Dataset excerpt:
☆ ☆ ☆ ☆ ☆
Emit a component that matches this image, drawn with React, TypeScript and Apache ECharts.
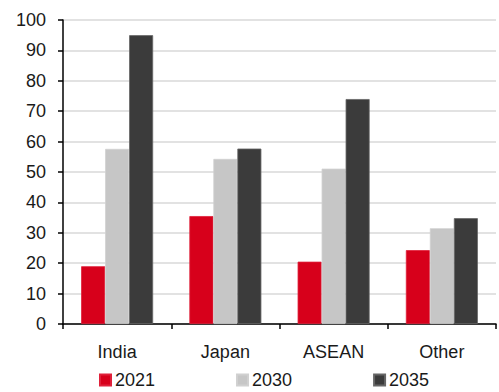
import React, { useEffect, useRef } from "react";
import * as echarts from "echarts";

const categories = ["India", "Japan", "ASEAN", "Other"];
const series2021 = [19, 35.5, 20.5, 24.3];
const series2030 = [57.6, 54.3, 51.1, 31.5];
const series2035 = [95, 57.7, 74, 34.8];
const yTicks = { min: 0, max: 100, interval: 10 };

const FONT = "'Liberation Sans', Arial, sans-serif";
const FONT_SIZE = 18;

export default function App() {
  const ref = useRef<HTMLDivElement>(null);

  useEffect(() => {
    if (!ref.current) return;
    const chart = echarts.init(ref.current, null, { renderer: "svg" });
    const bar = (name: string, data: number[], color: string, border: string) => ({
      name,
      type: "bar",
      data,
      barWidth: 24,
      barGap: "0%",
      itemStyle: { color, borderColor: border, borderWidth: 0.8 },
    });
    chart.setOption({
      animation: false,
      textStyle: { fontFamily: FONT },
      grid: { left: 63, right: 3, top: 20, bottom: 68, containLabel: false },
      legend: {
        left: 99,
        top: 371,
        padding: 0,
        itemWidth: 11,
        itemHeight: 11,
        itemGap: 81,
        icon: "rect",
        textStyle: { fontFamily: FONT, fontSize: FONT_SIZE, color: "#1a1a1a", padding: [0, 0, 0, -1] },
        data: ["2021", "2030", "2035"],
      },
      xAxis: {
        type: "category",
        data: categories,
        axisLine: { show: true, lineStyle: { color: "#000", width: 1.5 } },
        axisTick: { show: true, length: 5, alignWithLabel: false, lineStyle: { color: "#000", width: 1.5 } },
        axisLabel: { fontFamily: FONT, fontSize: FONT_SIZE, color: "#1a1a1a", margin: 19 },
        splitLine: { show: false },
      },
      yAxis: {
        type: "value",
        min: yTicks.min,
        max: yTicks.max,
        interval: yTicks.interval,
        axisLine: { show: true, lineStyle: { color: "#000", width: 1.5 } },
        axisTick: { show: true, length: 5, lineStyle: { color: "#000", width: 1.5 } },
        axisLabel: { fontFamily: FONT, fontSize: FONT_SIZE, color: "#1a1a1a", margin: 17 },
        splitLine: { show: true, lineStyle: { color: "#d9d9d9", width: 1.5 } },
      },
      series: [
        bar("2021", series2021, "#d7001b", "#e0203a"),
        bar("2030", series2030, "#c6c6c6", "#d0d0d0"),
        bar("2035", series2035, "#3b3b3b", "#666666"),
      ],
    });
    return () => chart.dispose();
  }, []);

  return (
    <div
      ref={ref}
      style={{ position: "fixed", left: 0, top: 0, width: 499, height: 392, background: "#fff" }}
    />
  );
}
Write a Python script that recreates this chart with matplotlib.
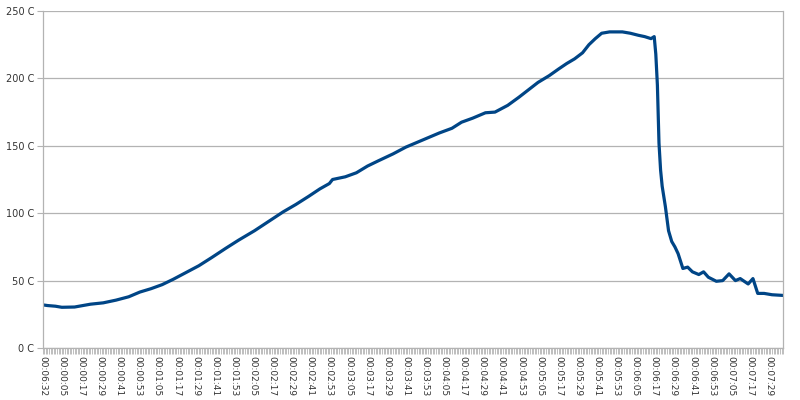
import matplotlib.pyplot as plt
from matplotlib.ticker import MultipleLocator, FuncFormatter

# sample number (one per second) and temperature
sample_idx = [0, 3, 8, 12, 20, 30, 38, 46, 54, 61, 68, 75, 82, 90, 98, 106,
              115, 123, 133, 142, 151, 159, 167, 174, 180, 182, 186, 190, 197,
              204, 211, 220, 228, 235, 243, 249, 257, 263, 270, 278, 284, 292,
              299, 305, 311, 318, 324, 329, 334, 339, 343, 347, 351, 356, 364,
              369, 374, 378, 382, 384, 385, 386, 387, 388, 389, 391, 393, 395,
              397, 399, 402, 405, 408, 412, 415, 418, 423, 427, 431, 435, 438,
              443, 446, 449, 453, 458, 465]
temp_c = [32, 31.5, 31, 30.2, 30.4, 32.5, 33.5, 35.5, 38, 41.5, 44, 47,
          51, 56, 61, 67, 74, 80, 87, 94, 101, 106.5, 112.5, 118, 122,
          125, 126, 127, 130, 135, 139, 144, 149, 152.5, 156.5, 159.5, 163,
          167.5, 170.5, 174.5, 175, 180, 186, 191.5, 197, 202, 207, 211, 214.5,
          219, 225, 229.5, 233.5, 234.5, 234.5, 233.5, 232, 231, 229.5, 231,
          218, 195, 152, 132, 120, 105, 87, 79, 75, 70, 59, 60, 56.5, 54.5, 56.5,
          52.5, 49.5, 50, 55, 50, 51.5, 47.5, 51.5, 40.5, 40.5, 39.5, 39]

tick_labels = ["00:06:32", "00:00:05", "00:00:17", "00:00:29", "00:00:41",
               "00:00:53", "00:01:05", "00:01:17", "00:01:29", "00:01:41",
               "00:01:53", "00:02:05", "00:02:17", "00:02:29", "00:02:41",
               "00:02:53", "00:03:05", "00:03:17", "00:03:29", "00:03:41",
               "00:03:53", "00:04:05", "00:04:17", "00:04:29", "00:04:41",
               "00:04:53", "00:05:05", "00:05:17", "00:05:29", "00:05:41",
               "00:05:53", "00:06:05", "00:06:17", "00:06:29", "00:06:41",
               "00:06:53", "00:07:05", "00:07:17", "00:07:29"]
y_ticks = [0, 50, 100, 150, 200, 250]

grey = "#b3b3b3"

fig = plt.figure(figsize=(8, 4), dpi=100)
ax = fig.add_axes([0.0534, 0.13, 0.9256, 0.8425])

ax.plot(sample_idx, temp_c, color="#004586", linewidth=2.3, solid_joinstyle="round")

ax.set_xlim(0, 465)
ax.set_ylim(0, 250)

ax.set_xticks([12 * i for i in range(len(tick_labels))])
ax.set_xticklabels(tick_labels, rotation=-90, fontsize=6.5, color="#333333")
ax.xaxis.set_minor_locator(MultipleLocator(1))
ax.tick_params(axis="x", which="both", direction="out", length=4, width=0.6,
               color=grey, pad=2)

ax.set_yticks(y_ticks)
ax.yaxis.set_major_formatter(FuncFormatter(lambda v, p: f"{v:.0f} C"))
ax.tick_params(axis="y", direction="out", length=4, width=0.8, color=grey,
               labelsize=7, labelcolor="#333333", pad=2)

ax.grid(axis="y", color=grey, linewidth=0.9)
ax.set_axisbelow(True)
for side in ["left", "right", "bottom"]:
    ax.spines[side].set_color(grey)
    ax.spines[side].set_linewidth(0.9)
ax.spines["top"].set_visible(False)

fig.savefig("out.png", dpi=100)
☆ ☆ ☆ ☆ ☆
▶ **SET EXERCISE**: All lines above from the one containing "Write a Python" through the one containing "ax.set_ylim(0, 250)" are to be quoted exactly, and only those; pictures are left out.

▶ **RESPONSE TO THIS EXERCISE**:
Write a Python script that recreates this chart with matplotlib.
import matplotlib.pyplot as plt
from matplotlib.ticker import MultipleLocator, FuncFormatter

# sample number (one per second) and temperature
sample_idx = [0, 3, 8, 12, 20, 30, 38, 46, 54, 61, 68, 75, 82, 90, 98, 106,
              115, 123, 133, 142, 151, 159, 167, 174, 180, 182, 186, 190, 197,
              204, 211, 220, 228, 235, 243, 249, 257, 263, 270, 278, 284, 292,
              299, 305, 311, 318, 324, 329, 334, 339, 343, 347, 351, 356, 364,
              369, 374, 378, 382, 384, 385, 386, 387, 388, 389, 391, 393, 395,
              397, 399, 402, 405, 408, 412, 415, 418, 423, 427, 431, 435, 438,
              443, 446, 449, 453, 458, 465]
temp_c = [32, 31.5, 31, 30.2, 30.4, 32.5, 33.5, 35.5, 38, 41.5, 44, 47,
          51, 56, 61, 67, 74, 80, 87, 94, 101, 106.5, 112.5, 118, 122,
          125, 126, 127, 130, 135, 139, 144, 149, 152.5, 156.5, 159.5, 163,
          167.5, 170.5, 174.5, 175, 180, 186, 191.5, 197, 202, 207, 211, 214.5,
          219, 225, 229.5, 233.5, 234.5, 234.5, 233.5, 232, 231, 229.5, 231,
          218, 195, 152, 132, 120, 105, 87, 79, 75, 70, 59, 60, 56.5, 54.5, 56.5,
          52.5, 49.5, 50, 55, 50, 51.5, 47.5, 51.5, 40.5, 40.5, 39.5, 39]

tick_labels = ["00:06:32", "00:00:05", "00:00:17", "00:00:29", "00:00:41",
               "00:00:53", "00:01:05", "00:01:17", "00:01:29", "00:01:41",
               "00:01:53", "00:02:05", "00:02:17", "00:02:29", "00:02:41",
               "00:02:53", "00:03:05", "00:03:17", "00:03:29", "00:03:41",
               "00:03:53", "00:04:05", "00:04:17", "00:04:29", "00:04:41",
               "00:04:53", "00:05:05", "00:05:17", "00:05:29", "00:05:41",
               "00:05:53", "00:06:05", "00:06:17", "00:06:29", "00:06:41",
               "00:06:53", "00:07:05", "00:07:17", "00:07:29"]
y_ticks = [0, 50, 100, 150, 200, 250]

grey = "#b3b3b3"

fig = plt.figure(figsize=(8, 4), dpi=100)
ax = fig.add_axes([0.0534, 0.13, 0.9256, 0.8425])

ax.plot(sample_idx, temp_c, color="#004586", linewidth=2.3, solid_joinstyle="round")

ax.set_xlim(0, 465)
ax.set_ylim(0, 250)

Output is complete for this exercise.